Return to Italy as a safe third country
[29]      It was argued for the respondent that, in the context of the consensus and objects of the EU common asylum system, it is possible to assume that all participating states will observe fundamental rights including those of the ECHR, although, as a presumption, that is capable of rebuttal where for example there is a systemic failure in asylum procedure and in reception conditions for asylum seekers.  Where a member state cannot be unaware of such circumstances, it may not transfer an asylum seeker (R (NS (Afghanistan)) v Secretary of State for the Home Department (2013) WB 102, pages 149-165, at paragraphs 11, 14-15, 75-78, 88-91, 94, 109, 112-115).

[30]      In Hussein v Netherlands and Italy (2013) 57 EHRR SE 1, the European Court of Human Rights found that there was no basis on which it could be assumed that Italy would not deal appropriately with those seeking asylum there.  The test, however, is not whether there is a systemic failure in asylum procedure and reception conditions, but rather whether, in that regard, there is a real possibility that return would result in violation of ECHR rights (EM (Eritrea) (2014) 2 WLR 409, at paragraphs 40, 46, 47, 51, 58, 63-64).

[31]      It was not suggested that, in the generality, the test was satisfied in the case of Italy.  That being so, it was submitted that it could not reasonably be asserted that to return the petitioner there would result in an infringement of her ECHR rights.

[32]      I accept that analysis as being correct at the level of an assessment of asylum procedure and reception conditions provided for asylum seekers in Italy, in the context of agreement between two member states that return there is appropriate.

[33]      In this case, however, the principal issue is a different one.  It is whether, at the effective date of the decision under challenge, having regard to the information then available and the recognised status of the petitioner, there was a failure to exercise discretion under article 3(2) of Dublin II by considering the risk that the petitioner’s article 4 ECHR rights would be breached on return to Italy by exposure once again to forced prostitution.  It is not obvious that an assessment of the available standard of asylum procedures and reception conditions would necessarily address that consideration.


Conclusion
[34]      In the very particular circumstances of this case, I consider that there was such a failure so to exercise discretion under article 3(2) of Dublin II and that it is open to the petitioner to challenge the resulting decision.

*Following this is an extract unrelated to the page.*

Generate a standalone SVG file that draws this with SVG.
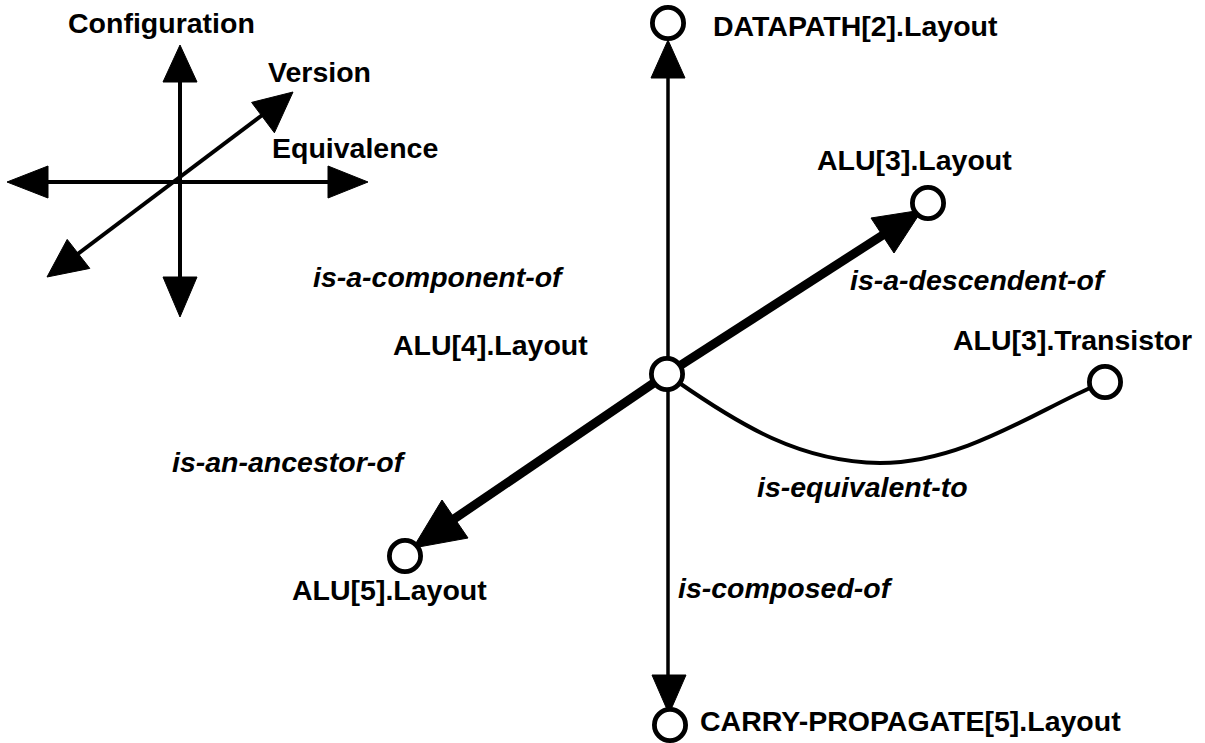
<svg xmlns="http://www.w3.org/2000/svg" width="1205" height="743" viewBox="0 0 1205 743">
<style>
  text { font-family: "Liberation Sans", Arial, sans-serif; font-size: 28.5px; font-weight: bold; fill: #000; }
  .rel { font-style: italic; }
  .thin { stroke: #000; stroke-width: 3.5; fill: none; }
  .axis { stroke: #000; stroke-width: 4; fill: none; }
  .thick { stroke: #000; stroke-width: 9; fill: none; }
  .curve { stroke: #000; stroke-width: 4; fill: none; stroke-linecap: round; }
  .head { fill: #000; stroke: #000; stroke-width: 1; stroke-linejoin: round; }
  .node { fill: #fff; stroke: #000; stroke-width: 4.8; }
</style>
<rect width="1205" height="743" fill="#fff"/>

<g id="legend">
  <line class="axis" x1="180" y1="80" x2="180" y2="280"/>
  <polygon class="head" points="180,45 163,82 197,82"/>
  <polygon class="head" points="180,317 163,277 197,277"/>
  <line class="axis" x1="45" y1="182" x2="332" y2="182"/>
  <polygon class="head" points="7,182 48,166 48,198"/>
  <polygon class="head" points="368,182 328,166 328,198"/>
  <line class="axis" x1="75" y1="256" x2="265" y2="113"/>
  <polygon class="head" points="293,92 251.6,102.4 274.4,132.8"/>
  <polygon class="head" points="47,277 67.2,239.4 89.8,268.4"/>
  <text x="68" y="33">Configuration</text>
  <text x="268" y="82">Version</text>
  <text x="272" y="158">Equivalence</text>
</g>

<g id="connectors">
  <line class="thin" x1="668" y1="76" x2="668" y2="677"/>
  <polygon class="head" points="668,40 651,78 685,78"/>
  <polygon class="head" points="669,714 652,675 686,675"/>
  <line class="thick" x1="667" y1="374" x2="886" y2="233"/>
  <polygon class="head" points="922,210 871,218 894,253"/>
  <line class="thick" x1="667" y1="374" x2="451" y2="521"/>
  <polygon class="head" points="413,548 442,500 468,538"/>
  <path class="curve" d="M 678 382 C 740 425, 800 462, 880 463 C 960 463, 1030 415, 1090 388"/>
  <text class="rel" x="313" y="287">is-a-component-of</text>
  <text class="rel" x="850" y="290">is-a-descendent-of</text>
  <text class="rel" x="172" y="472">is-an-ancestor-of</text>
  <text class="rel" x="757" y="497">is-equivalent-to</text>
  <text class="rel" x="678" y="598">is-composed-of</text>
</g>

<g id="node-datapath">
  <circle class="node" cx="668" cy="23" r="15.6"/>
  <text x="713" y="36">DATAPATH[2].Layout</text>
</g>
<g id="node-alu3-layout">
  <circle class="node" cx="928" cy="203" r="15.6"/>
  <text x="817" y="170">ALU[3].Layout</text>
</g>
<g id="node-alu4-layout">
  <circle class="node" cx="667" cy="374" r="15.6"/>
  <text x="393" y="355">ALU[4].Layout</text>
</g>
<g id="node-alu3-transistor">
  <circle class="node" cx="1105" cy="382" r="15.6"/>
  <text x="953" y="350">ALU[3].Transistor</text>
</g>
<g id="node-alu5-layout">
  <circle class="node" cx="405" cy="556" r="15.6"/>
  <text x="292" y="600">ALU[5].Layout</text>
</g>
<g id="node-carry">
  <circle class="node" cx="670" cy="725" r="15.6"/>
  <text x="700" y="731">CARRY-PROPAGATE[5].Layout</text>
</g>
</svg>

[35]      The facts and circumstances which lead me to that decision are particular to this case.  Whatever the explanation for the delay between the express date of the decision of 18 November 2010 and its ultimate intimation to the petitioner on 1 November 2012, that being, as a matter of agreement between the parties, the effective date at which its legitimacy should be assessed, it is that delay which has allowed the arguments for the petitioner to be advanced.  Despite the valiant efforts of counsel for the respondent, I consider the submissions made on her behalf to be well founded and conclude that she is entitled to the remedy she seeks.  In this unusual situation, how matters should properly proceed in relation to the existing agreement under Dublin II, between the UK and Italy, is not an issue in relation to which this court can directly intervene, but is one which I have no doubt, in the light of my decision, the Secretary of State will now consider.

[36]      In the result, I sustain the petitioner’s first plea-in-law, repel the respondent’s pleas‑in-law and pronounce decree of reduction of the decision of the Secretary of State dated 18 November 2010.  Given the concession that the removal direction decision, dated 19 October 2012, depended for its legitimacy on the decision dated 18 November 2010, for the avoidance of doubt I will also pronounce decree of reduction of that decision dated 19 October 2012.  I reserve the question of expenses.